PDF to Text
Use the PDF to Text tool to extract text from your PDF files. PDF files might contain a mix of text characters and images of text. Images of text require optical character recognition (OCR) to extract the text characters. The PDF to Text tool can extract text characters directly from PDF files. The tool can also apply OCR to extract text from images that contain text. For scanned documents that are images (for example, JPG, PNG, and BMP files), use the Image to Text tool.
If you select Read Text Content Only, the PDF to Text tool doesn't have a language restriction.
If you select Read Text and Image Content or Risk Score for Text Encoded as Graphics, the tool supports Arabic, English, French, German, Italian, Japanese, Portuguese, Simplified Chinese, and Spanish.
The PDF to Text tool has 3 anchors (2 inputs and 1 output):
- D input anchor: (Optional) Use the D input anchor to connect a list of PDF file paths or a list of directories that contain PDF files. There are multiple ways to connect your list of file paths or directories:
- T input anchor: (Optional) Use the T input anchor to connect annotations from the Image Template tool. Identify regions for text extraction with string and table annotations. Crop images for downstream processing with image annotations.

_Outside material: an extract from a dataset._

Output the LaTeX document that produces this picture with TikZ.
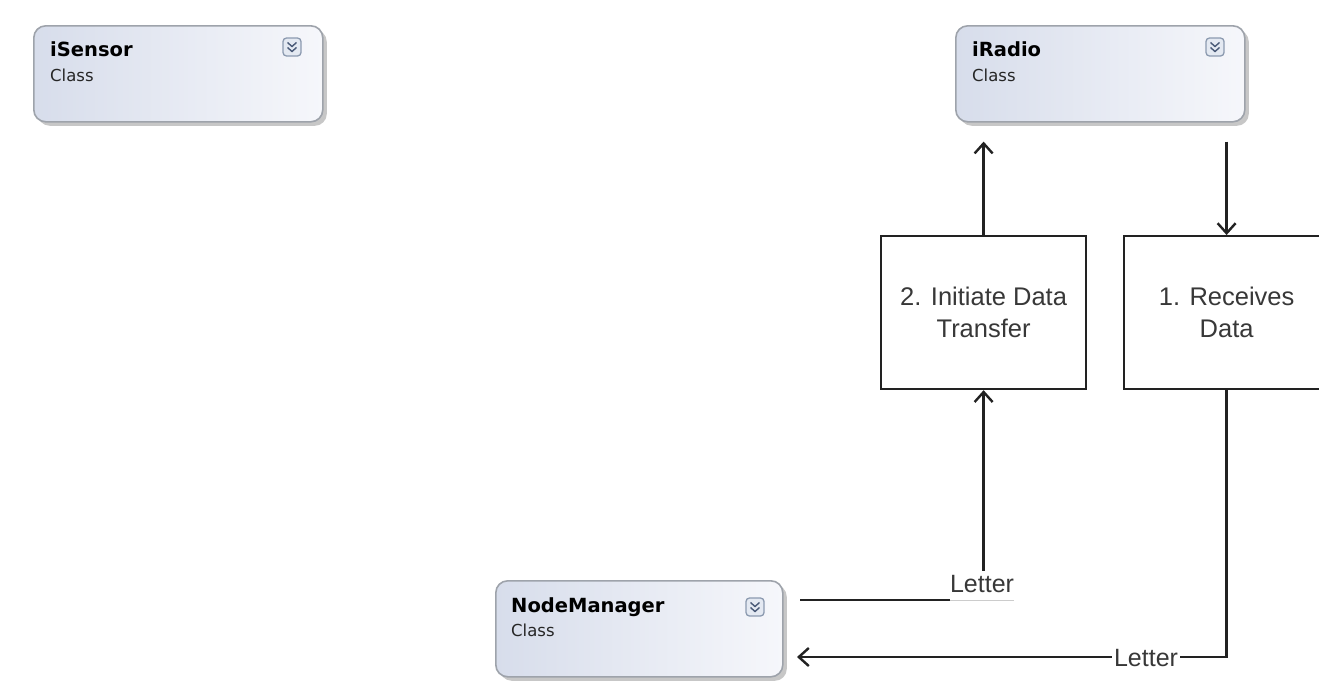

- Output anchor: Use the output anchor to pass the extracted text data downstream.
Configure the Tool
- Add a PDF to Text tool to the canvas.
- (Optional) Use the D input anchor to pass a list of PDF file paths or a list of directories that contain PDF files to the PDF to Text tool.
- (Optional) Use the T input anchor to pass annotations from the Image Template tool.
- If you’ve connected to the D input anchor, select the column that contains the file paths.
- If you haven't connected the D input anchor, enter the PDF file path. You can edit the file path to point to a folder instead, and then the tool reads in all PDFs from that folder.
- Select one of the Text Extraction Options based on the content contained in the PDF file.
- Select your Output Options.
- Run the workflow.
The PDF to Text tool doesn't support page selection. To select specific pages, filter the output with a Filter tool.
Text Extraction Options
Read Text and Image Content
PDF files might contain a mix of text characters and images of text. Images of text require optical character recognition (OCR) to extract the text characters. For files with images of text, use Read Text and Image Content to directly read text characters and apply OCR to the images of text. The addition of OCR provides complete coverage of all text in your file.
Read Text Content Only
Read text characters directly from your PDF file. Extraction of text characters only is up to 10x faster than OCR and is generally more accurate.
Use Risk Score for Text Encoded as Graphics to provide guidance on whether OCR is necessary to extract all the text on the page. This option is up to 2x faster than OCR. Use Output Image of Page Graphics to include an image of the page graphics in the tool output.
If a page risk score is medium or high, use the Image tool to examine the graphics content of the page. If the PDF to Text tool missed important text in the graphics, then run the page again with the Read Text and Image Content option.
- String: One record per page. Single string for all the text on the page. Includes line return characters.
- Lines: One record per line of text. Single string for the line of text.
- Pipe-delimited Table: One record per page. Pipe-delimited table for all the text on the page.
- Alteryx Table: One record per line of text. Columns include subdivided text based on horizontal spatial overlap within the text.
If you select more than one format, the output includes each format across different rows.
T Input Anchor (Optional)
The PDF to Text tool output changes when you use the T input anchor.
- An additional output column identifies the markup region for each record.
- String and table regions are output in all the output formats you select.
- The PDF to Text tool crops image regions and outputs them as image Blob files. View the image Blob files with the Image tool.